Given material:
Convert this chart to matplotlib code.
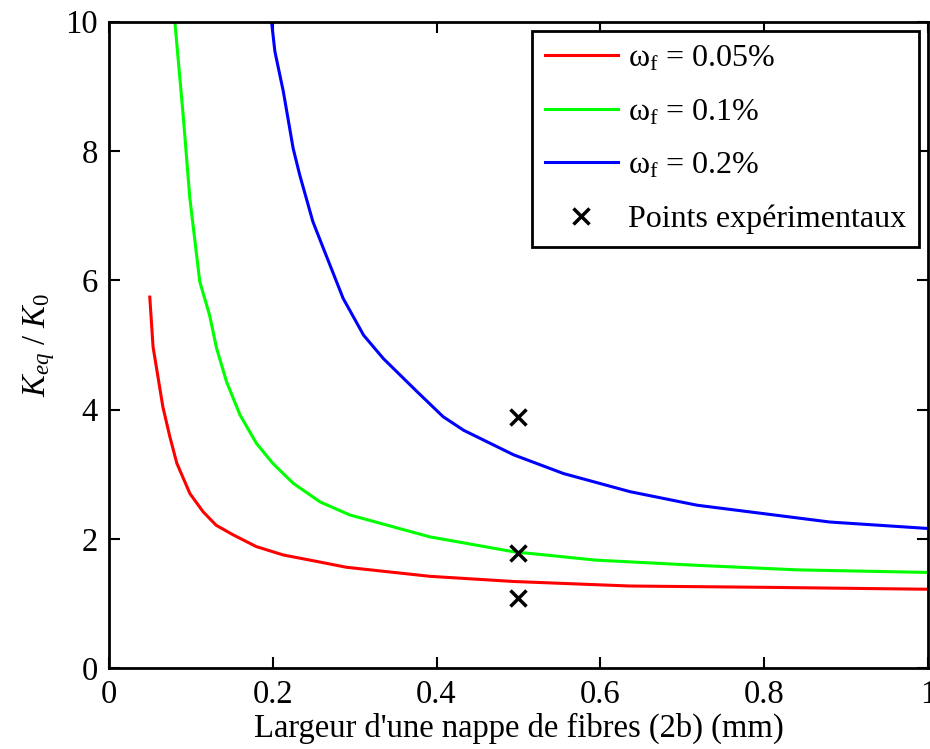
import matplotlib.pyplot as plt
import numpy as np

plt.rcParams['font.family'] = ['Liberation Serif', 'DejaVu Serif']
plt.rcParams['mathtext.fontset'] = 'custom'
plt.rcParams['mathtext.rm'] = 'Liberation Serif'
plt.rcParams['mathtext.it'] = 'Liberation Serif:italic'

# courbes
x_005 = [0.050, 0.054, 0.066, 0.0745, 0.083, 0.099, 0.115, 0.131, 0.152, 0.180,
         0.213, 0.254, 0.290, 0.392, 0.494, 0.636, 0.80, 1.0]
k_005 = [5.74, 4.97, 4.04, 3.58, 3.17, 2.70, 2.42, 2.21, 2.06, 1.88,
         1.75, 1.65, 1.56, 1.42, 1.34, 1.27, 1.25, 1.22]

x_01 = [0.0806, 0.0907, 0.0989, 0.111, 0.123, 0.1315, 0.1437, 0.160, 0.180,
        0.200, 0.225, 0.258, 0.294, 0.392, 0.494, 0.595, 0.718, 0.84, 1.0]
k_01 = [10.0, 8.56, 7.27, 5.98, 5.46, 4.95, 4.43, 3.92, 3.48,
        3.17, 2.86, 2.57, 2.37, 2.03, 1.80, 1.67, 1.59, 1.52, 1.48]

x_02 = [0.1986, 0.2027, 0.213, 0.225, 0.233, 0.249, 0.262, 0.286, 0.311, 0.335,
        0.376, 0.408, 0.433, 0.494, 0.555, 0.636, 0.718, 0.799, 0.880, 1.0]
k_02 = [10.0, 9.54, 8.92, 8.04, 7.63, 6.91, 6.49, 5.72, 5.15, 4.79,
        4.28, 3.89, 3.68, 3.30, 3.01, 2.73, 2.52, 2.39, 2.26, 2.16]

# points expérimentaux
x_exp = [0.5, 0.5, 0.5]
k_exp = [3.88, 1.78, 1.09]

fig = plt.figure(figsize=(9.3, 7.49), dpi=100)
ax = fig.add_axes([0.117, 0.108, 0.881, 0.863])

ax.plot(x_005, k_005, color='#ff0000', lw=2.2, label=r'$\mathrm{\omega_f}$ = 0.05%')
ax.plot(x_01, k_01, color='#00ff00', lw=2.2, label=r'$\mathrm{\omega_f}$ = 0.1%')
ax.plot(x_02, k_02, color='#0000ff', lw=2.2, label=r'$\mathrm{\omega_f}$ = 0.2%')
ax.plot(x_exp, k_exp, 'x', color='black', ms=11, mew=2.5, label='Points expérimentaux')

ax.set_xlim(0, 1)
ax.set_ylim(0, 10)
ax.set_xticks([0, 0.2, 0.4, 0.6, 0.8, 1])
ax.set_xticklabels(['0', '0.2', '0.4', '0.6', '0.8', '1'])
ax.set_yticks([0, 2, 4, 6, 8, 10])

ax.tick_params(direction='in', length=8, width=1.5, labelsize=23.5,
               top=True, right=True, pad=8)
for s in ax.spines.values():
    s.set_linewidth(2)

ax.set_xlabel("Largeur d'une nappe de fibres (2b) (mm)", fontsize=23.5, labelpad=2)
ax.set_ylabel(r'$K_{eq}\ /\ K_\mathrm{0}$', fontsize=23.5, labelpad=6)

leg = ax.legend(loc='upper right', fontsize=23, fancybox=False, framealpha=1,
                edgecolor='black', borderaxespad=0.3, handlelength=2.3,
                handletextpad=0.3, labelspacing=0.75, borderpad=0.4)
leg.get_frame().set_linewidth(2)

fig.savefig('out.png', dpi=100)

Written instruction: Without the pictures, copy the material exactly as given.

Answer to this problem:
Convert this chart to matplotlib code.
import matplotlib.pyplot as plt
import numpy as np

plt.rcParams['font.family'] = ['Liberation Serif', 'DejaVu Serif']
plt.rcParams['mathtext.fontset'] = 'custom'
plt.rcParams['mathtext.rm'] = 'Liberation Serif'
plt.rcParams['mathtext.it'] = 'Liberation Serif:italic'

# courbes
x_005 = [0.050, 0.054, 0.066, 0.0745, 0.083, 0.099, 0.115, 0.131, 0.152, 0.180,
         0.213, 0.254, 0.290, 0.392, 0.494, 0.636, 0.80, 1.0]
k_005 = [5.74, 4.97, 4.04, 3.58, 3.17, 2.70, 2.42, 2.21, 2.06, 1.88,
         1.75, 1.65, 1.56, 1.42, 1.34, 1.27, 1.25, 1.22]

x_01 = [0.0806, 0.0907, 0.0989, 0.111, 0.123, 0.1315, 0.1437, 0.160, 0.180,
        0.200, 0.225, 0.258, 0.294, 0.392, 0.494, 0.595, 0.718, 0.84, 1.0]
k_01 = [10.0, 8.56, 7.27, 5.98, 5.46, 4.95, 4.43, 3.92, 3.48,
        3.17, 2.86, 2.57, 2.37, 2.03, 1.80, 1.67, 1.59, 1.52, 1.48]

x_02 = [0.1986, 0.2027, 0.213, 0.225, 0.233, 0.249, 0.262, 0.286, 0.311, 0.335,
        0.376, 0.408, 0.433, 0.494, 0.555, 0.636, 0.718, 0.799, 0.880, 1.0]
k_02 = [10.0, 9.54, 8.92, 8.04, 7.63, 6.91, 6.49, 5.72, 5.15, 4.79,
        4.28, 3.89, 3.68, 3.30, 3.01, 2.73, 2.52, 2.39, 2.26, 2.16]

# points expérimentaux
x_exp = [0.5, 0.5, 0.5]
k_exp = [3.88, 1.78, 1.09]

fig = plt.figure(figsize=(9.3, 7.49), dpi=100)
ax = fig.add_axes([0.117, 0.108, 0.881, 0.863])

ax.plot(x_005, k_005, color='#ff0000', lw=2.2, label=r'$\mathrm{\omega_f}$ = 0.05%')
ax.plot(x_01, k_01, color='#00ff00', lw=2.2, label=r'$\mathrm{\omega_f}$ = 0.1%')
ax.plot(x_02, k_02, color='#0000ff', lw=2.2, label=r'$\mathrm{\omega_f}$ = 0.2%')
ax.plot(x_exp, k_exp, 'x', color='black', ms=11, mew=2.5, label='Points expérimentaux')

ax.set_xlim(0, 1)
ax.set_ylim(0, 10)
ax.set_xticks([0, 0.2, 0.4, 0.6, 0.8, 1])
ax.set_xticklabels(['0', '0.2', '0.4', '0.6', '0.8', '1'])
ax.set_yticks([0, 2, 4, 6, 8, 10])

ax.tick_params(direction='in', length=8, width=1.5, labelsize=23.5,
               top=True, right=True, pad=8)
for s in ax.spines.values():
    s.set_linewidth(2)

ax.set_xlabel("Largeur d'une nappe de fibres (2b) (mm)", fontsize=23.5, labelpad=2)
ax.set_ylabel(r'$K_{eq}\ /\ K_\mathrm{0}$', fontsize=23.5, labelpad=6)

leg = ax.legend(loc='upper right', fontsize=23, fancybox=False, framealpha=1,
                edgecolor='black', borderaxespad=0.3, handlelength=2.3,
                handletextpad=0.3, labelspacing=0.75, borderpad=0.4)
leg.get_frame().set_linewidth(2)

fig.savefig('out.png', dpi=100)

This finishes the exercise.